I'll be doing a guest flash fiction over at Christi Craig's blog, more details soon!

And at the end of the month I'll be giving my very first informal workshop, woohoo! Fortunately I have my notes mostly written out already, but I'm a little nervous. I hope I don't start babbling like an idiot.

Tuesday, June 29, 2010

Romancing the Workshop

So on Friday I decided to buckle down and get working on the 1794 revision, instead of starting a new short. I added more showing to the first few pages where some colleagues had suggested it…and then promptly set it aside and wrote 1200 words of backstory and world-building for the shiny cyberpunky story I thought of last week. Which at least felt really good and got it out of my system somewhat.

On Saturday I was fortunate enough to be able to attend a workshop with Ann Voss Peterson on Keeping the Romance in Your Romance Novel. This was fabulously useful, and if you ever get a chance to take one of Ann's workshops I would highly recommend you do so.

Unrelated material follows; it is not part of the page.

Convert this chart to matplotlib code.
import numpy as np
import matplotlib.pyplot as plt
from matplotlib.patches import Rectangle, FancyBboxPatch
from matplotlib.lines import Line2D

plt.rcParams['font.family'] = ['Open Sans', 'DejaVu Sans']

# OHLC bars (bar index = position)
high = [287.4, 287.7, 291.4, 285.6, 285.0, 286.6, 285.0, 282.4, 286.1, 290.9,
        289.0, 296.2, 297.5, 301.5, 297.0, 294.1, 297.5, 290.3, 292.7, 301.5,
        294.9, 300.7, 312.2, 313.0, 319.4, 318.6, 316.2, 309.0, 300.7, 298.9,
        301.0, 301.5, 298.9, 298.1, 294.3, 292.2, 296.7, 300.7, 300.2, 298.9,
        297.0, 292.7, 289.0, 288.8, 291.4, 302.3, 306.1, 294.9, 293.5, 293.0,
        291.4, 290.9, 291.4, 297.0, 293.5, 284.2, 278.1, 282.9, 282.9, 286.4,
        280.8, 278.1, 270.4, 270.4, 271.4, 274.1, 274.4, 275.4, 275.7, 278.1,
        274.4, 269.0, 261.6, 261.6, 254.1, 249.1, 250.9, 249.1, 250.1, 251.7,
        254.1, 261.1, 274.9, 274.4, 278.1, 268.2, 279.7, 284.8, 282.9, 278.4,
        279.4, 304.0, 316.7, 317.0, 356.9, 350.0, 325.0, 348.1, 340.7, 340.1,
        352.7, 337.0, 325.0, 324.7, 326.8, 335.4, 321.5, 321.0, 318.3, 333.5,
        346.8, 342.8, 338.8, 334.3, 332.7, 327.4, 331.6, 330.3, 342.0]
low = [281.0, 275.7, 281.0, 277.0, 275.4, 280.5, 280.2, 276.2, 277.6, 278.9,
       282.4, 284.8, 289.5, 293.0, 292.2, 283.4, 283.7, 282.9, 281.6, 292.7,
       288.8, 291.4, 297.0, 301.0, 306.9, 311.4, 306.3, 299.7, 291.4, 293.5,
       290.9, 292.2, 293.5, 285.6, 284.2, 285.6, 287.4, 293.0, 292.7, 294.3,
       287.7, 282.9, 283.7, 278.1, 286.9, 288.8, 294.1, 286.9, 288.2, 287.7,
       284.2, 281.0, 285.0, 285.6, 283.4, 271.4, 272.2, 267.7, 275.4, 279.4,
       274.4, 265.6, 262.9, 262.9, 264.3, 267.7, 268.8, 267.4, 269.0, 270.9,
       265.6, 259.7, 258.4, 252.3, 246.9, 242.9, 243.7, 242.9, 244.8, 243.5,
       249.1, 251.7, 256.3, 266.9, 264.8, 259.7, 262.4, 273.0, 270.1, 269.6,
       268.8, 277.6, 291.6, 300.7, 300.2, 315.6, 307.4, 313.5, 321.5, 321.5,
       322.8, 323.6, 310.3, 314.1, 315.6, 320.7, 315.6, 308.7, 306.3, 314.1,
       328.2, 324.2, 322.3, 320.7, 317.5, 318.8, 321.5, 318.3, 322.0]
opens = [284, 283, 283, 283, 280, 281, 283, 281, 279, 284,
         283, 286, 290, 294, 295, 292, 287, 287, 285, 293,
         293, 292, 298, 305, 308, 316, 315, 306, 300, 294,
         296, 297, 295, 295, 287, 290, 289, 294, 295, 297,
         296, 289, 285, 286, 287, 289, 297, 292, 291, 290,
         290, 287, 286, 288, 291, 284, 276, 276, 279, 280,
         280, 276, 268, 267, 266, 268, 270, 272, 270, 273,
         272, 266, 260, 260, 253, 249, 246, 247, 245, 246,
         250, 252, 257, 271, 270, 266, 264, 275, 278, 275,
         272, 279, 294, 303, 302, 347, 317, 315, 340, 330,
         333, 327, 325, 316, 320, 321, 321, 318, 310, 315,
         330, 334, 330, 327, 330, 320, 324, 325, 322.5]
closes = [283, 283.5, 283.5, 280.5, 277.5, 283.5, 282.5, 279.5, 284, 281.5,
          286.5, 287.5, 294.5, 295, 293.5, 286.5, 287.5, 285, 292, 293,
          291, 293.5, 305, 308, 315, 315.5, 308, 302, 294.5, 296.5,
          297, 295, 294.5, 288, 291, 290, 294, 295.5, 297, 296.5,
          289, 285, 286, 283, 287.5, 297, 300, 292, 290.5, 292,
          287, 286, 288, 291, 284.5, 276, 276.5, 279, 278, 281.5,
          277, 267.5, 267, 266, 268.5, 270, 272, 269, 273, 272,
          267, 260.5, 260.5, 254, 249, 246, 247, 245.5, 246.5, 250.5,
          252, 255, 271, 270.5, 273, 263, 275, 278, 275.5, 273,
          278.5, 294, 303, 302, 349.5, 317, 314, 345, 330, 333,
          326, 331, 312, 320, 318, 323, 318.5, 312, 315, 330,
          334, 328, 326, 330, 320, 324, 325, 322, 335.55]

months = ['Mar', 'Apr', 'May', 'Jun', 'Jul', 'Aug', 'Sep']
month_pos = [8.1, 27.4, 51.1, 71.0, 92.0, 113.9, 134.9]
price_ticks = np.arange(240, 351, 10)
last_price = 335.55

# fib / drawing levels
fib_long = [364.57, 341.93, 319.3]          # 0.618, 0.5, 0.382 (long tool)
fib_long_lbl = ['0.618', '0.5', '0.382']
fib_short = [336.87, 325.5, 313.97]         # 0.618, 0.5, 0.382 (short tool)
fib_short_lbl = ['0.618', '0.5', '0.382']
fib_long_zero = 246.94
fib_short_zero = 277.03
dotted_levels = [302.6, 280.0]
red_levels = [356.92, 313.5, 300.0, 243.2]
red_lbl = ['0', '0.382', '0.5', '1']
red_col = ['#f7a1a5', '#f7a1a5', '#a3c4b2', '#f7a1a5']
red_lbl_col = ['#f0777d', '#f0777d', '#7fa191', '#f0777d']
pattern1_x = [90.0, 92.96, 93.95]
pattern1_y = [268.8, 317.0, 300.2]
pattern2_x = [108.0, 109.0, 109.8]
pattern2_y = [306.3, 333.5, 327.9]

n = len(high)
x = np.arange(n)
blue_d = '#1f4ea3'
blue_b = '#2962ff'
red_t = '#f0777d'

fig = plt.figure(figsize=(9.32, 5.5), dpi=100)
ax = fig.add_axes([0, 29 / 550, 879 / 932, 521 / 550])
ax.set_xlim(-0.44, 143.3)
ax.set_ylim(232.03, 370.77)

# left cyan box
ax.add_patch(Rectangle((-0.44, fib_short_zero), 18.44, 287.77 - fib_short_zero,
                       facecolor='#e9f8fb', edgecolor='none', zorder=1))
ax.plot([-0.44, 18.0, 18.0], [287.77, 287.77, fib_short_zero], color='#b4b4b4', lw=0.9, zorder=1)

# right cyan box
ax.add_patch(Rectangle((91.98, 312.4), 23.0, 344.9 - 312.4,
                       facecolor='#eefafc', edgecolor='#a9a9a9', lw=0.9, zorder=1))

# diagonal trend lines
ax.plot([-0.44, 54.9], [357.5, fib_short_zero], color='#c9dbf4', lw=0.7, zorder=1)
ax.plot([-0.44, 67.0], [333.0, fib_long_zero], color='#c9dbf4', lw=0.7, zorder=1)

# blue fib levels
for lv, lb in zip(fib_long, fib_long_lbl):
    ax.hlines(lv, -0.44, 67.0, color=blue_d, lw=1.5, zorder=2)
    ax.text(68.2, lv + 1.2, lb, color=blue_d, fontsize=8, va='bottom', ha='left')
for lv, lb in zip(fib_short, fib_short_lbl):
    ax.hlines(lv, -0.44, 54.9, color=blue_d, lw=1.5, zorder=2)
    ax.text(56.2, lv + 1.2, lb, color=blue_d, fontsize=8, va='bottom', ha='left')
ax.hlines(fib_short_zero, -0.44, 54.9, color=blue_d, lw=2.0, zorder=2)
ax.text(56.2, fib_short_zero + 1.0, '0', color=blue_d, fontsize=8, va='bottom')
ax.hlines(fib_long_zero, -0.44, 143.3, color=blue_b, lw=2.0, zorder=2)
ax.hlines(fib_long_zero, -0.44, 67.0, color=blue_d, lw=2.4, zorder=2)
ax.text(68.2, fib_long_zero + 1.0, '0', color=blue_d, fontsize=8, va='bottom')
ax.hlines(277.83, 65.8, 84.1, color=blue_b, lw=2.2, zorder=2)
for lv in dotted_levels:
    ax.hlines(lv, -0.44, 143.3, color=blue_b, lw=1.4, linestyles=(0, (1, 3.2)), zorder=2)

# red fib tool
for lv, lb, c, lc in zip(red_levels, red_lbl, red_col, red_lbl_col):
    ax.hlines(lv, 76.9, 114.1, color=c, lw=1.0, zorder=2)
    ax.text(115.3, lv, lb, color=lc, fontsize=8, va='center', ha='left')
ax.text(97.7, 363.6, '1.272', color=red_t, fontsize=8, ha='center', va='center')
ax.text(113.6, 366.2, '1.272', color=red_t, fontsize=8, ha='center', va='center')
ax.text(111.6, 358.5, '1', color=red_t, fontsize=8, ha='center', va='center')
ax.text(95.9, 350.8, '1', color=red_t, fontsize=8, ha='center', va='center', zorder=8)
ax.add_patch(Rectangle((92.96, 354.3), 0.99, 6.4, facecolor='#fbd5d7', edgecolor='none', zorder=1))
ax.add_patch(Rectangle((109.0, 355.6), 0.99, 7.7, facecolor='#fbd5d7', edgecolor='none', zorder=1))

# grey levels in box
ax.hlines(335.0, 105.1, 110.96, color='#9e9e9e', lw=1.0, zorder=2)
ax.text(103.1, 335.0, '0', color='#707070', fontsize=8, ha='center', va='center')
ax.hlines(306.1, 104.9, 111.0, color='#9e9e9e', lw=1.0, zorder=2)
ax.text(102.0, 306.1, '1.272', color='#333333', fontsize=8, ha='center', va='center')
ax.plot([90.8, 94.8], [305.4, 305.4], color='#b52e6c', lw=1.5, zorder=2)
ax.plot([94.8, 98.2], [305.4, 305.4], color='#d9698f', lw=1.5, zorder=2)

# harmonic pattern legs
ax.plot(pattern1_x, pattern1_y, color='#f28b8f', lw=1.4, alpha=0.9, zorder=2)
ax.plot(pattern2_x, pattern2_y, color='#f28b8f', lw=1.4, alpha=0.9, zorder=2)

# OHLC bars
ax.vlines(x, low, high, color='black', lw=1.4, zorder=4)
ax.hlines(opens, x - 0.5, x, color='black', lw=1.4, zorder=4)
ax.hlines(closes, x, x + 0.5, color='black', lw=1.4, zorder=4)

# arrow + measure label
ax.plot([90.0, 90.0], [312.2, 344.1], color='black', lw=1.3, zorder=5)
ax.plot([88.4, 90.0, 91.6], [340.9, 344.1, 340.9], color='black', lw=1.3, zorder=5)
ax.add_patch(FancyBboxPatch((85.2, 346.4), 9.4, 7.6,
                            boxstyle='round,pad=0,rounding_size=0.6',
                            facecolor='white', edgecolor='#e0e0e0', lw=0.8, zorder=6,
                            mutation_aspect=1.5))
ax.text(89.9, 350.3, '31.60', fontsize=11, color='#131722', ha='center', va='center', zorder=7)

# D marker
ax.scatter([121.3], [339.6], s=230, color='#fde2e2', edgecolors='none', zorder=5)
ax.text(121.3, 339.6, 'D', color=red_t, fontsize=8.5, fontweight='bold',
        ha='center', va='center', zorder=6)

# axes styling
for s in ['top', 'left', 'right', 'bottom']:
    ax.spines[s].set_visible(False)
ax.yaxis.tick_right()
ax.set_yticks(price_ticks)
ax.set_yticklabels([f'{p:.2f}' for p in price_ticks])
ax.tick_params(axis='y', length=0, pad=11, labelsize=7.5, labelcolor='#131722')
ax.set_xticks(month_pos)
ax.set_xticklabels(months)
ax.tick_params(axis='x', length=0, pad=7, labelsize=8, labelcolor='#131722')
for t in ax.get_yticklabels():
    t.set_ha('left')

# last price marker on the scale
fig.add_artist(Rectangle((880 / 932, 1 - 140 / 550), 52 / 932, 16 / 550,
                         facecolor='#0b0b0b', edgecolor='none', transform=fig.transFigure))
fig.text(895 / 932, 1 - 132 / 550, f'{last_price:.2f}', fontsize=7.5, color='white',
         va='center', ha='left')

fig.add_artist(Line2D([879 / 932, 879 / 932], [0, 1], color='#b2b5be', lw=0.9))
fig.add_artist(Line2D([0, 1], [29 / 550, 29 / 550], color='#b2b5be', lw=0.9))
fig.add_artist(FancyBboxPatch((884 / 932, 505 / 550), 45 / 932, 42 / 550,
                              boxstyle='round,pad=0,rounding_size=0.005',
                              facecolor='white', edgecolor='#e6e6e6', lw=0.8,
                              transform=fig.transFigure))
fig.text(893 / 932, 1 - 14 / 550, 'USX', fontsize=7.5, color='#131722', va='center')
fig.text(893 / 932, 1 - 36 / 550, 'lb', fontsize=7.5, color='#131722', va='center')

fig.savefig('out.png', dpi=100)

One thing that was really refreshing is that Ann mentioned that she's always had an easy time with the suspense and action, but a hard time with the romance. I feel the same way, as some of you may have guessed. I tend to write romances where the romantic conflict comes from the outside, rather than conflict between the characters involved in the romance. ("When in Rome" and "Encore" being exceptions to this, which is perhaps why I think those are two of my better short stories.) I think part of this is due to the fact I have spent most of my adult life trying to avoid drama, and I've always rather viewed a lot of romantic conflict as pure drama. What I loved about Ann's workshop was that the romantic conflict she espouses comes from real believable fears and needs, not from misunderstanding or angst or the fact that people have unrealistic expectations.

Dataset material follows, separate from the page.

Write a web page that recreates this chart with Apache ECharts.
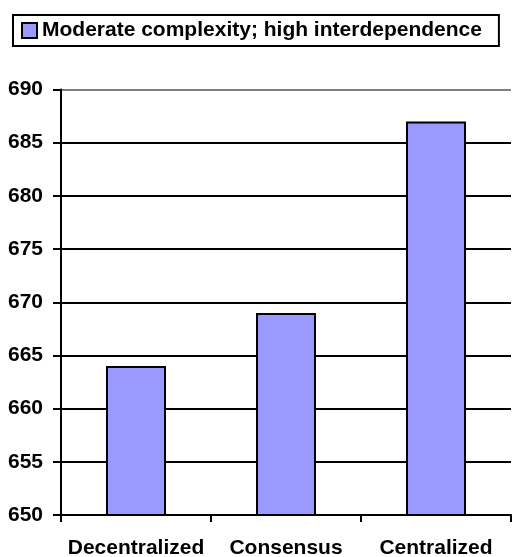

1794 has suffered from a lack of romantic conflict, which I knew but wasn't quite sure how to fix. Part of that was sheer laziness on my part—I didn't want to have to make these characters hem and haw over things that I thought would logically not be that big a deal. But once I started thinking about each character's deeper emotional fears and needs, I started to see places where I could add more interpersonal conflict both romantically and plot-wise without making my characters mopey whiney curs. Hooray!

In short, it was a very well-timed workshop and I'm excited about working on the story again, rather than looking at it as a chore. Thanks Ann!